Task brief: Will you write out the data exactly, excluding every picture?

Dataset section:
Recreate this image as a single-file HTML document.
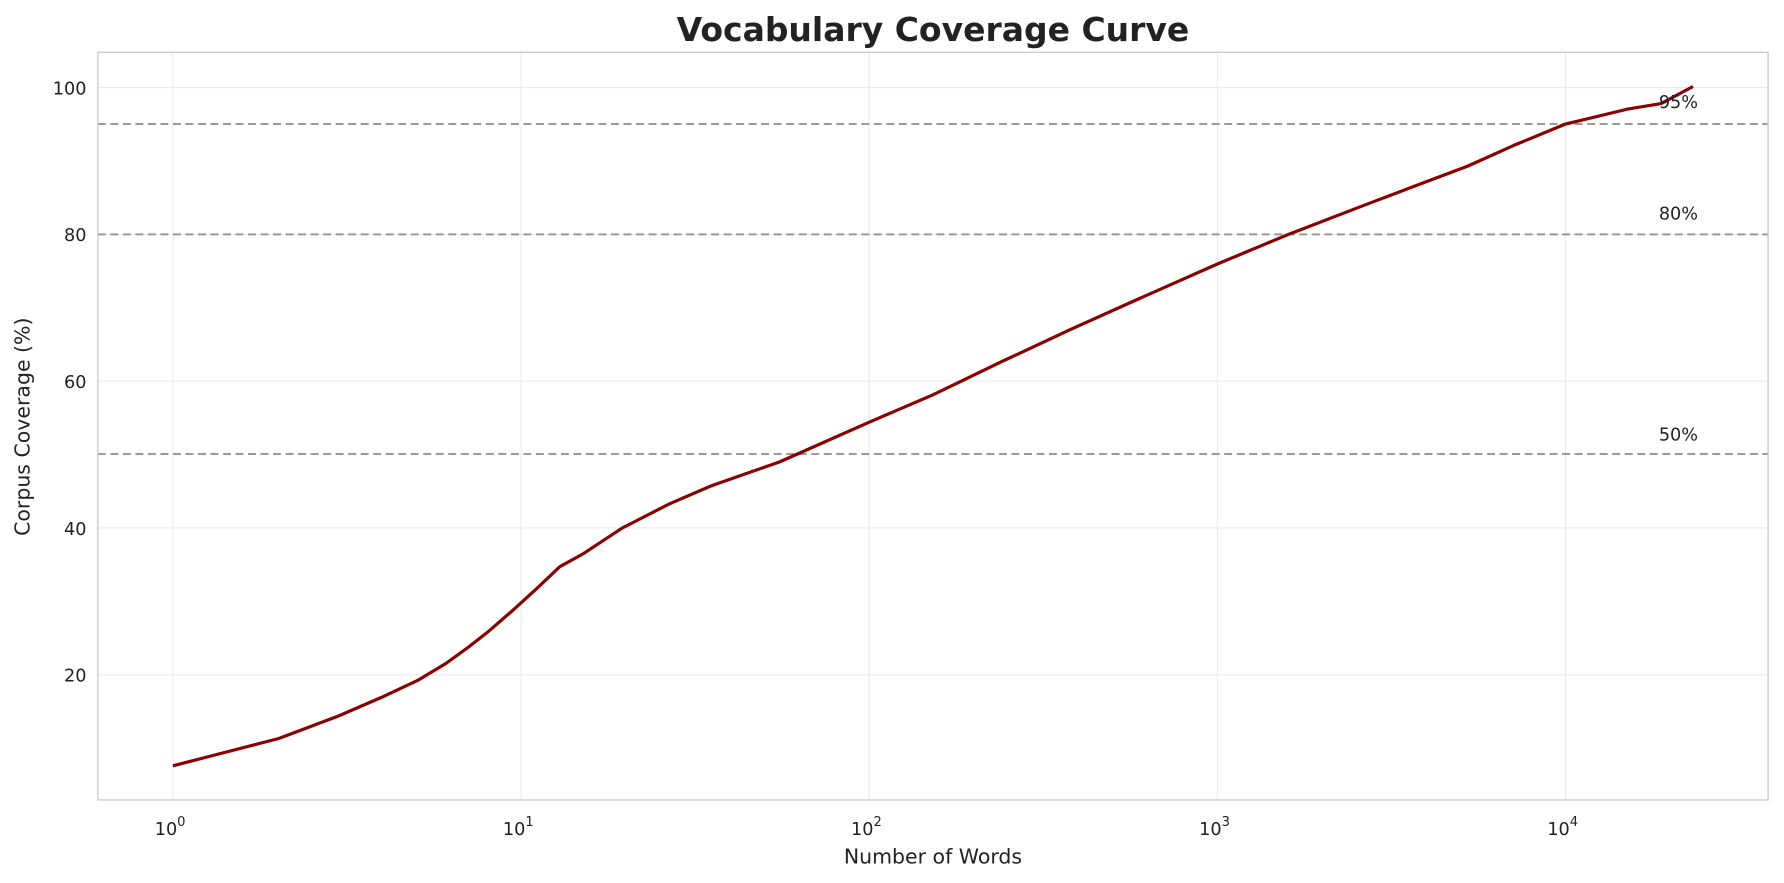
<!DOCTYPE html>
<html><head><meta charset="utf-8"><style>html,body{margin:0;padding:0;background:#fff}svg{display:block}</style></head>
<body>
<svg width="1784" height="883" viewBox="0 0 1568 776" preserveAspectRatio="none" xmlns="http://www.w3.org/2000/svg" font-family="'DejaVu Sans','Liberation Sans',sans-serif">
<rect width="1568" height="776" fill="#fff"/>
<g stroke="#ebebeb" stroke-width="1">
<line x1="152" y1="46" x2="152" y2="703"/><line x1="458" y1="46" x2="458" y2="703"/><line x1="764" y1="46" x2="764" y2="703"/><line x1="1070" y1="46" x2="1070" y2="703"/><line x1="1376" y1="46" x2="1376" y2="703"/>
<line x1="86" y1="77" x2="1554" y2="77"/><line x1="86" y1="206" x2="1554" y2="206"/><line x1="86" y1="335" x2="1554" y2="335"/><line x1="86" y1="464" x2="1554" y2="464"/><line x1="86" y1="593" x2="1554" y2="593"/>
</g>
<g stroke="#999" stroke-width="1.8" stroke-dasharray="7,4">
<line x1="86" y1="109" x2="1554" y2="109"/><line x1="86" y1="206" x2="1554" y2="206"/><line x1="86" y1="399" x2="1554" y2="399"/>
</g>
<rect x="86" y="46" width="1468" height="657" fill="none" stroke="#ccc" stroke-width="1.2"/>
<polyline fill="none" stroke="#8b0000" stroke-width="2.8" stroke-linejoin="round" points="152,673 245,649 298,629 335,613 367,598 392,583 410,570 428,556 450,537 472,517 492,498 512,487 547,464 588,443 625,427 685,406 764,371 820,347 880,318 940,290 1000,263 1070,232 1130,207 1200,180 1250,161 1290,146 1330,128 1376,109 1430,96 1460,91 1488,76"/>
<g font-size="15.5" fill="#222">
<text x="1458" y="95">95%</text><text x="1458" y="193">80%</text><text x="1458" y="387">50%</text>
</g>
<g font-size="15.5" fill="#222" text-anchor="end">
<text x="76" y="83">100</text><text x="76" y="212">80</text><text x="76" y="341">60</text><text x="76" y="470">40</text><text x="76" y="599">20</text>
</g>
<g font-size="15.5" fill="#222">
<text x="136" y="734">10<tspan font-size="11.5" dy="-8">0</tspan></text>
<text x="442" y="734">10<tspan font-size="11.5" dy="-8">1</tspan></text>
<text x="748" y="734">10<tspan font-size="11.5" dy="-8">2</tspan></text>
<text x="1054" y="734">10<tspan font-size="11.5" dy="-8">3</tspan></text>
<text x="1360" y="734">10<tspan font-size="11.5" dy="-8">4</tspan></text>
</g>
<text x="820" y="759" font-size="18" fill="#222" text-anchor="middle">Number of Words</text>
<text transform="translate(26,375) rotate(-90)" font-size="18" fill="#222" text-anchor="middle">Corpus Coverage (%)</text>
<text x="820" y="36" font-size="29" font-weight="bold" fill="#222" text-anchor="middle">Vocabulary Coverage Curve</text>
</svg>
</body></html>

Reply to the exercise:
Recreate this image as a single-file HTML document.
<!DOCTYPE html>
<html><head><meta charset="utf-8"><style>html,body{margin:0;padding:0;background:#fff}svg{display:block}</style></head>
<body>
<svg width="1784" height="883" viewBox="0 0 1568 776" preserveAspectRatio="none" xmlns="http://www.w3.org/2000/svg" font-family="'DejaVu Sans','Liberation Sans',sans-serif">
<rect width="1568" height="776" fill="#fff"/>
<g stroke="#ebebeb" stroke-width="1">
<line x1="152" y1="46" x2="152" y2="703"/><line x1="458" y1="46" x2="458" y2="703"/><line x1="764" y1="46" x2="764" y2="703"/><line x1="1070" y1="46" x2="1070" y2="703"/><line x1="1376" y1="46" x2="1376" y2="703"/>
<line x1="86" y1="77" x2="1554" y2="77"/><line x1="86" y1="206" x2="1554" y2="206"/><line x1="86" y1="335" x2="1554" y2="335"/><line x1="86" y1="464" x2="1554" y2="464"/><line x1="86" y1="593" x2="1554" y2="593"/>
</g>
<g stroke="#999" stroke-width="1.8" stroke-dasharray="7,4">
<line x1="86" y1="109" x2="1554" y2="109"/><line x1="86" y1="206" x2="1554" y2="206"/><line x1="86" y1="399" x2="1554" y2="399"/>
</g>
<rect x="86" y="46" width="1468" height="657" fill="none" stroke="#ccc" stroke-width="1.2"/>
<polyline fill="none" stroke="#8b0000" stroke-width="2.8" stroke-linejoin="round" points="152,673 245,649 298,629 335,613 367,598 392,583 410,570 428,556 450,537 472,517 492,498 512,487 547,464 588,443 625,427 685,406 764,371 820,347 880,318 940,290 1000,263 1070,232 1130,207 1200,180 1250,161 1290,146 1330,128 1376,109 1430,96 1460,91 1488,76"/>
<g font-size="15.5" fill="#222">
<text x="1458" y="95">95%</text><text x="1458" y="193">80%</text><text x="1458" y="387">50%</text>
</g>
<g font-size="15.5" fill="#222" text-anchor="end">
<text x="76" y="83">100</text><text x="76" y="212">80</text><text x="76" y="341">60</text><text x="76" y="470">40</text><text x="76" y="599">20</text>
</g>
<g font-size="15.5" fill="#222">
<text x="136" y="734">10<tspan font-size="11.5" dy="-8">0</tspan></text>
<text x="442" y="734">10<tspan font-size="11.5" dy="-8">1</tspan></text>
<text x="748" y="734">10<tspan font-size="11.5" dy="-8">2</tspan></text>
<text x="1054" y="734">10<tspan font-size="11.5" dy="-8">3</tspan></text>
<text x="1360" y="734">10<tspan font-size="11.5" dy="-8">4</tspan></text>
</g>
<text x="820" y="759" font-size="18" fill="#222" text-anchor="middle">Number of Words</text>
<text transform="translate(26,375) rotate(-90)" font-size="18" fill="#222" text-anchor="middle">Corpus Coverage (%)</text>
<text x="820" y="36" font-size="29" font-weight="bold" fill="#222" text-anchor="middle">Vocabulary Coverage Curve</text>
</svg>
</body></html>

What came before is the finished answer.